• _Written problem_: Identify the lines bearing the string "this" and gather them.

• _Given entries_:
= = = =

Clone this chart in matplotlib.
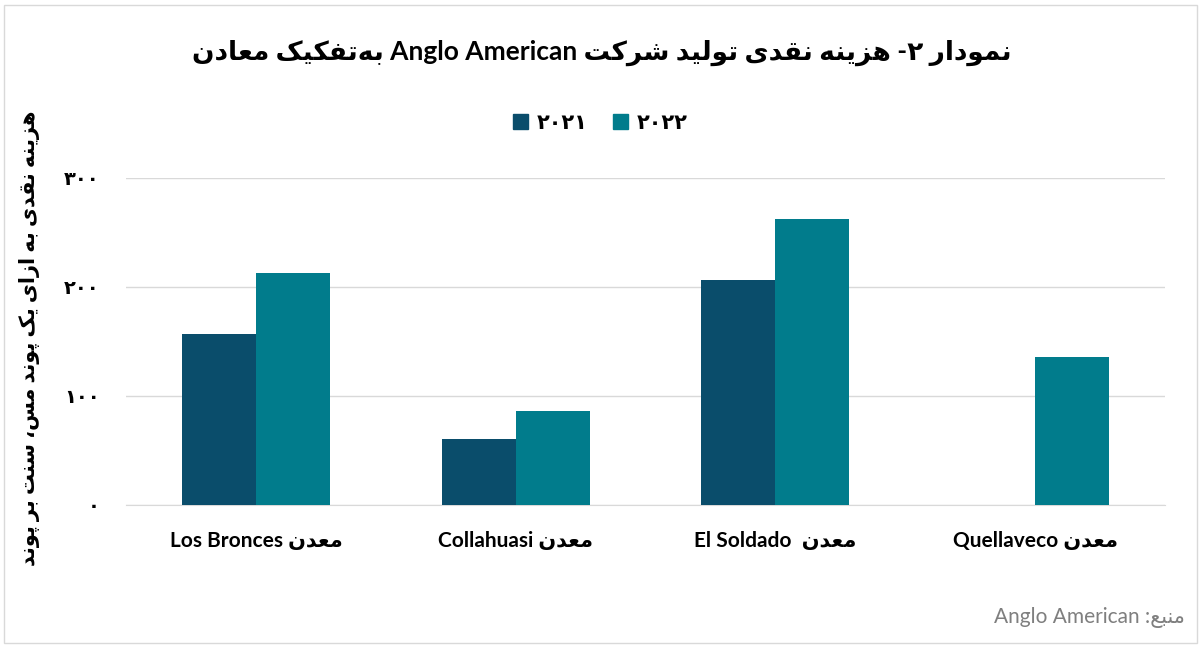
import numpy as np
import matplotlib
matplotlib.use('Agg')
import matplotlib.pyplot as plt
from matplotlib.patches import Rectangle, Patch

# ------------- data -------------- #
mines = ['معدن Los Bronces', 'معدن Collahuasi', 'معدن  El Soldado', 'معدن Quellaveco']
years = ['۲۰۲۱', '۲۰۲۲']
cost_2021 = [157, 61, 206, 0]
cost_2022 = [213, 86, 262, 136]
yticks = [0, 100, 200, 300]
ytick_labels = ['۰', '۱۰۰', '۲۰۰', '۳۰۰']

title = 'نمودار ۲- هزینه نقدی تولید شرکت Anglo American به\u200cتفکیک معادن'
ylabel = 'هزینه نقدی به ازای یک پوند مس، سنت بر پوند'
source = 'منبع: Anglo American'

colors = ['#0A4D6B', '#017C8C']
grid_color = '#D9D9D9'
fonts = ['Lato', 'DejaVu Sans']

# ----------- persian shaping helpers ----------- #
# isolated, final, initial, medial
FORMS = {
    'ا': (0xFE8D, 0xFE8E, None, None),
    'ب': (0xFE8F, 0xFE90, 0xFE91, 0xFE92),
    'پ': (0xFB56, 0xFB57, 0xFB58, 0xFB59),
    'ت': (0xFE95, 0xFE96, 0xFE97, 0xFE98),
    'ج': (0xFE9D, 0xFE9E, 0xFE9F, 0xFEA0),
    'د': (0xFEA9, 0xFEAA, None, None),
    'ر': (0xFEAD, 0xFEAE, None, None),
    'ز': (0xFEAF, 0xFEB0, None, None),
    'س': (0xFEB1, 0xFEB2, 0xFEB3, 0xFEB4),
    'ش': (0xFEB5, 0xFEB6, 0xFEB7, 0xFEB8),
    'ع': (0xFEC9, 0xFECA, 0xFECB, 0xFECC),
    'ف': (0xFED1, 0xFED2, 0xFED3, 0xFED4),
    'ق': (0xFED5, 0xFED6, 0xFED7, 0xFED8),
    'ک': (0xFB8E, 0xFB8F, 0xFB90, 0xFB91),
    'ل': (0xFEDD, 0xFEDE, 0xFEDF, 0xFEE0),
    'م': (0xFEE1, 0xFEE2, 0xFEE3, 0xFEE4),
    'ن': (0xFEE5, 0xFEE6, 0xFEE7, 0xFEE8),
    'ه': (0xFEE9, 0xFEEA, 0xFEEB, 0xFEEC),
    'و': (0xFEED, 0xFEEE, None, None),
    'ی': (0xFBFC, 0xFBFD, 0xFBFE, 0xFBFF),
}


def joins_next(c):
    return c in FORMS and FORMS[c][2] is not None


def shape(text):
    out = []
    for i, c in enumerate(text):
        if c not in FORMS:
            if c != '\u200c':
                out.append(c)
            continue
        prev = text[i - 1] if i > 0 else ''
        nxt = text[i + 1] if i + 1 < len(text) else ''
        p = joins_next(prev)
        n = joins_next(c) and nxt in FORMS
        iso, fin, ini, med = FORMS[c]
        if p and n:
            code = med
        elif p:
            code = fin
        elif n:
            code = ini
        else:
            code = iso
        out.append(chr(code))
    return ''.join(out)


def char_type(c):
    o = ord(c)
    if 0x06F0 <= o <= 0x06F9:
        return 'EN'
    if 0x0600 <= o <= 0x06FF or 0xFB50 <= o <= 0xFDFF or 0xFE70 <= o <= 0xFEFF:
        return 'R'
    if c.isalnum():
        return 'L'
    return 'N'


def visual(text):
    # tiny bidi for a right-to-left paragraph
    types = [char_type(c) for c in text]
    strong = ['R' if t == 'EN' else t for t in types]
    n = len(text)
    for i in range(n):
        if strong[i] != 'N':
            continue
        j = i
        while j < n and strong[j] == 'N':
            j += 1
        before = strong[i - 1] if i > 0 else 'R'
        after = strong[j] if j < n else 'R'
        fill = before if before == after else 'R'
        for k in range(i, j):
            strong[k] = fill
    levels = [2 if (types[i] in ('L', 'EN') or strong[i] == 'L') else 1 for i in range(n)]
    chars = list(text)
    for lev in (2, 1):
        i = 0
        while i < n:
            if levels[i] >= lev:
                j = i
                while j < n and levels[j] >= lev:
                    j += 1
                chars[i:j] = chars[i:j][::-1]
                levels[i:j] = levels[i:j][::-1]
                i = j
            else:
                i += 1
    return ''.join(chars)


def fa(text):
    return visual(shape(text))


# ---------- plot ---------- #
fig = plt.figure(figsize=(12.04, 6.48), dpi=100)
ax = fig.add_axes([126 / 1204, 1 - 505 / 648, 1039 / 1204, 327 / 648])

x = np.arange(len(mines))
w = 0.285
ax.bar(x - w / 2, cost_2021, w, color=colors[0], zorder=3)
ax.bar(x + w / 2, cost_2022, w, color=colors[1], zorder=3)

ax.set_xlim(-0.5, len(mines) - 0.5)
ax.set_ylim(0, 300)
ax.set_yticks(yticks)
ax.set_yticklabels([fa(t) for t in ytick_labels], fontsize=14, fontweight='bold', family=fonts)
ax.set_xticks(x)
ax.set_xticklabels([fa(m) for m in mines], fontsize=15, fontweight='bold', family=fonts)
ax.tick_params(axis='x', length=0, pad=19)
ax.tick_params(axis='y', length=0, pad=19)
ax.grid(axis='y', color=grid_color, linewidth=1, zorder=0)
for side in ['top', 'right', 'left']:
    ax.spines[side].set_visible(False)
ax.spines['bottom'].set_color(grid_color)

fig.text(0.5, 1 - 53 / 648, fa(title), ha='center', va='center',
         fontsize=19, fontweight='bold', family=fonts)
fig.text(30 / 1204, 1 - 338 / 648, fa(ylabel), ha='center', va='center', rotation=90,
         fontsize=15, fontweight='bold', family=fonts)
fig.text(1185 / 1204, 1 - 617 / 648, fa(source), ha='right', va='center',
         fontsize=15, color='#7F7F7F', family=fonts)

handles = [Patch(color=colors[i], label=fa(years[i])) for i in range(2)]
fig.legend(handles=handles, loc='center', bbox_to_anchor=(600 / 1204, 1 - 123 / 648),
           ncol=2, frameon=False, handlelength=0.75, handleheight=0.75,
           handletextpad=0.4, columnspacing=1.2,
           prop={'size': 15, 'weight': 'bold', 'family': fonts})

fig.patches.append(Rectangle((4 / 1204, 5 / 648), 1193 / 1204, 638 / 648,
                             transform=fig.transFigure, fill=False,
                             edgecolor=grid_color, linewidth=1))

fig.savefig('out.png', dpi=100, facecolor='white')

= = = =

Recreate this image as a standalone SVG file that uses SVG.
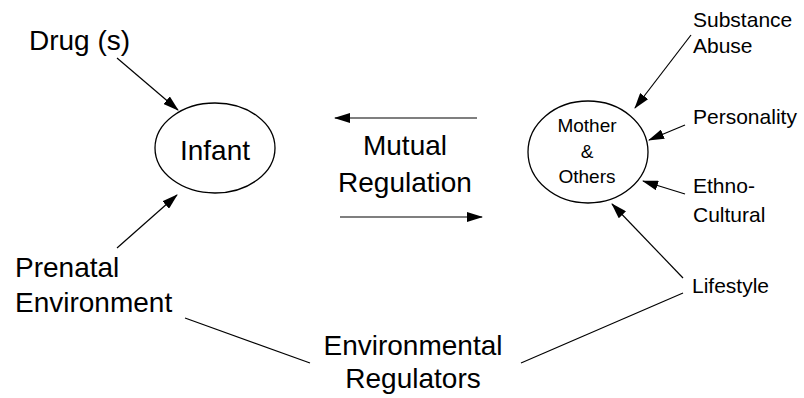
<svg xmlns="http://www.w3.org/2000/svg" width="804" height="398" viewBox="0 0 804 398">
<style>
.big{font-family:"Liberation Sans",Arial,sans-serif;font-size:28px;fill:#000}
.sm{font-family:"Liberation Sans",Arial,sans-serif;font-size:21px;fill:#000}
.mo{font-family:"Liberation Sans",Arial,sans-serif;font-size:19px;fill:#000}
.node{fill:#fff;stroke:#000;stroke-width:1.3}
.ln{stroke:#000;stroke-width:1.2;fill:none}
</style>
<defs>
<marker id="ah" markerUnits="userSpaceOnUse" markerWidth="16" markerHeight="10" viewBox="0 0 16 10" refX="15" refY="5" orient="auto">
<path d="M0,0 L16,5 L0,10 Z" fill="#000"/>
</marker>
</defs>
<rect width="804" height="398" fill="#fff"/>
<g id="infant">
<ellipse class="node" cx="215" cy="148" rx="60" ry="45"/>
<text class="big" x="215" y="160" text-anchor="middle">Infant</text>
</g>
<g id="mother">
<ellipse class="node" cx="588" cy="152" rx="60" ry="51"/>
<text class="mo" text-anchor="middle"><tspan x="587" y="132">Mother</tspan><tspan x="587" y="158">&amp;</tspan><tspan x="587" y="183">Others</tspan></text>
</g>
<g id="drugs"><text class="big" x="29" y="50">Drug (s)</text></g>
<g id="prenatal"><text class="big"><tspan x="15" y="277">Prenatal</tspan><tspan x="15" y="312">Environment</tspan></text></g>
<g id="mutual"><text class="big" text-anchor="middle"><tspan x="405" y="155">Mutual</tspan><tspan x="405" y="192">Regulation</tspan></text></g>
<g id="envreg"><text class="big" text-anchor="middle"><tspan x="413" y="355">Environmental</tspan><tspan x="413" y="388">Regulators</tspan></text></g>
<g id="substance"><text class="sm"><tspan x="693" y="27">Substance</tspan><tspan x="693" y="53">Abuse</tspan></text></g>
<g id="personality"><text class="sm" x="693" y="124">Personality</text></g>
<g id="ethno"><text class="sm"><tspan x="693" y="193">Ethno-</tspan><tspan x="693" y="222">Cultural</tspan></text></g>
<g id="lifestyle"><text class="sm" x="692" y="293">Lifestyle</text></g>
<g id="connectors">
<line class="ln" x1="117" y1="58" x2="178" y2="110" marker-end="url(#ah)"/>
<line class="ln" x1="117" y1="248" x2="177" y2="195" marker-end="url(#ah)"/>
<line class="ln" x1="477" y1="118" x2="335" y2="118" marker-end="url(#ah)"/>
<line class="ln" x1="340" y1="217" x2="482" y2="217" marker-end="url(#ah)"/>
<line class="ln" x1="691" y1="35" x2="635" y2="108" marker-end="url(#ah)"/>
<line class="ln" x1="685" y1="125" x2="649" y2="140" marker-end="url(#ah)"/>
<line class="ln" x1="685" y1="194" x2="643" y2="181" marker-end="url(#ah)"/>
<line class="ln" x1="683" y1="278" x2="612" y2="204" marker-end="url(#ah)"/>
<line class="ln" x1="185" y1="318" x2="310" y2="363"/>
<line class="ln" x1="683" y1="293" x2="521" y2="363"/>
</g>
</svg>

= = = =

• _Result below_:
Clone this chart in matplotlib.
Recreate this image as a standalone SVG file that uses SVG.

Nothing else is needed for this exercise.